Supplied data
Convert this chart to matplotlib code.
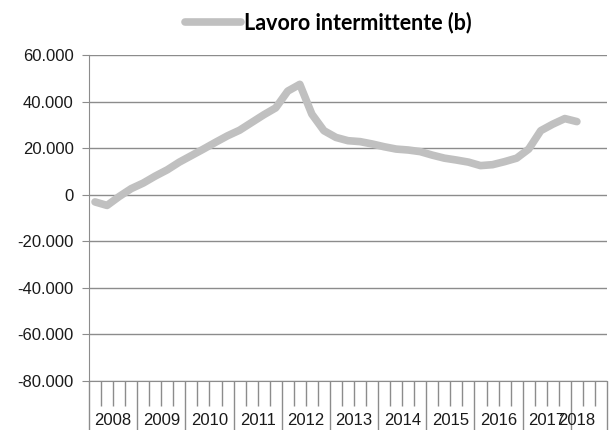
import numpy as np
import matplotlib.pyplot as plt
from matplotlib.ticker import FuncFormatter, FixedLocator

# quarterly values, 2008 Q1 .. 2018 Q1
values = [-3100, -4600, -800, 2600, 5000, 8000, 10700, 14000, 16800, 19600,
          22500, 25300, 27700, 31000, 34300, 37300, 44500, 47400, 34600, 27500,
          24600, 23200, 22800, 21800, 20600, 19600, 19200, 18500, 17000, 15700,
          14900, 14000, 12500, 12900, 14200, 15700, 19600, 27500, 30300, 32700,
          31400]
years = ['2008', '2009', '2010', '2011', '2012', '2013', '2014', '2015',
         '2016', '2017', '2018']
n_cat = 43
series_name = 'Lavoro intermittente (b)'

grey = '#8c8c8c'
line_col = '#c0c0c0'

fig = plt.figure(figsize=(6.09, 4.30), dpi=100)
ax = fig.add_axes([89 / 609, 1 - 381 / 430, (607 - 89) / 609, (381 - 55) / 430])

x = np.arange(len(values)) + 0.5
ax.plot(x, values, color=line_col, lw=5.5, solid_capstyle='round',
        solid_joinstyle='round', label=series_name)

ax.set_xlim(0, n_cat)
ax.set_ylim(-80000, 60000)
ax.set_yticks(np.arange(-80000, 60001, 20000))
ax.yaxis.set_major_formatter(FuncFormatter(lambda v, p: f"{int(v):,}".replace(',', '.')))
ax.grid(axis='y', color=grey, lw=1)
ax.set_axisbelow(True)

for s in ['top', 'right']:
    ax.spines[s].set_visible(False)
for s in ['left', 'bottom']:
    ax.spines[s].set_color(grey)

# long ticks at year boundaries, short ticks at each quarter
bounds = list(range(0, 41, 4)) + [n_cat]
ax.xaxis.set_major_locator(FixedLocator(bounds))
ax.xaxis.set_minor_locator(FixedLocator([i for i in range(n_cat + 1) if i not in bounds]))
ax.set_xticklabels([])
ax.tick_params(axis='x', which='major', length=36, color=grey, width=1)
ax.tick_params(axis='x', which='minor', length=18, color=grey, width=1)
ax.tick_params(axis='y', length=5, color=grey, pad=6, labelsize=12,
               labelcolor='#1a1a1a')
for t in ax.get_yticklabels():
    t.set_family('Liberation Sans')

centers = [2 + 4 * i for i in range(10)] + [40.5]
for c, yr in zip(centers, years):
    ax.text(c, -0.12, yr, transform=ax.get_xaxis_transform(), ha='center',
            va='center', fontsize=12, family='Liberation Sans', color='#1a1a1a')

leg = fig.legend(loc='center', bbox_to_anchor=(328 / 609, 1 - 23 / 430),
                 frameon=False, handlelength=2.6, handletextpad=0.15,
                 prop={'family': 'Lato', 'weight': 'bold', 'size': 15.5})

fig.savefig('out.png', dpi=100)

Exercise task
Restate the whole listing above exactly, except for its images.

Reply
Convert this chart to matplotlib code.
import numpy as np
import matplotlib.pyplot as plt
from matplotlib.ticker import FuncFormatter, FixedLocator

# quarterly values, 2008 Q1 .. 2018 Q1
values = [-3100, -4600, -800, 2600, 5000, 8000, 10700, 14000, 16800, 19600,
          22500, 25300, 27700, 31000, 34300, 37300, 44500, 47400, 34600, 27500,
          24600, 23200, 22800, 21800, 20600, 19600, 19200, 18500, 17000, 15700,
          14900, 14000, 12500, 12900, 14200, 15700, 19600, 27500, 30300, 32700,
          31400]
years = ['2008', '2009', '2010', '2011', '2012', '2013', '2014', '2015',
         '2016', '2017', '2018']
n_cat = 43
series_name = 'Lavoro intermittente (b)'

grey = '#8c8c8c'
line_col = '#c0c0c0'

fig = plt.figure(figsize=(6.09, 4.30), dpi=100)
ax = fig.add_axes([89 / 609, 1 - 381 / 430, (607 - 89) / 609, (381 - 55) / 430])

x = np.arange(len(values)) + 0.5
ax.plot(x, values, color=line_col, lw=5.5, solid_capstyle='round',
        solid_joinstyle='round', label=series_name)

ax.set_xlim(0, n_cat)
ax.set_ylim(-80000, 60000)
ax.set_yticks(np.arange(-80000, 60001, 20000))
ax.yaxis.set_major_formatter(FuncFormatter(lambda v, p: f"{int(v):,}".replace(',', '.')))
ax.grid(axis='y', color=grey, lw=1)
ax.set_axisbelow(True)

for s in ['top', 'right']:
    ax.spines[s].set_visible(False)
for s in ['left', 'bottom']:
    ax.spines[s].set_color(grey)

# long ticks at year boundaries, short ticks at each quarter
bounds = list(range(0, 41, 4)) + [n_cat]
ax.xaxis.set_major_locator(FixedLocator(bounds))
ax.xaxis.set_minor_locator(FixedLocator([i for i in range(n_cat + 1) if i not in bounds]))
ax.set_xticklabels([])
ax.tick_params(axis='x', which='major', length=36, color=grey, width=1)
ax.tick_params(axis='x', which='minor', length=18, color=grey, width=1)
ax.tick_params(axis='y', length=5, color=grey, pad=6, labelsize=12,
               labelcolor='#1a1a1a')
for t in ax.get_yticklabels():
    t.set_family('Liberation Sans')

centers = [2 + 4 * i for i in range(10)] + [40.5]
for c, yr in zip(centers, years):
    ax.text(c, -0.12, yr, transform=ax.get_xaxis_transform(), ha='center',
            va='center', fontsize=12, family='Liberation Sans', color='#1a1a1a')

leg = fig.legend(loc='center', bbox_to_anchor=(328 / 609, 1 - 23 / 430),
                 frameon=False, handlelength=2.6, handletextpad=0.15,
                 prop={'family': 'Lato', 'weight': 'bold', 'size': 15.5})

fig.savefig('out.png', dpi=100)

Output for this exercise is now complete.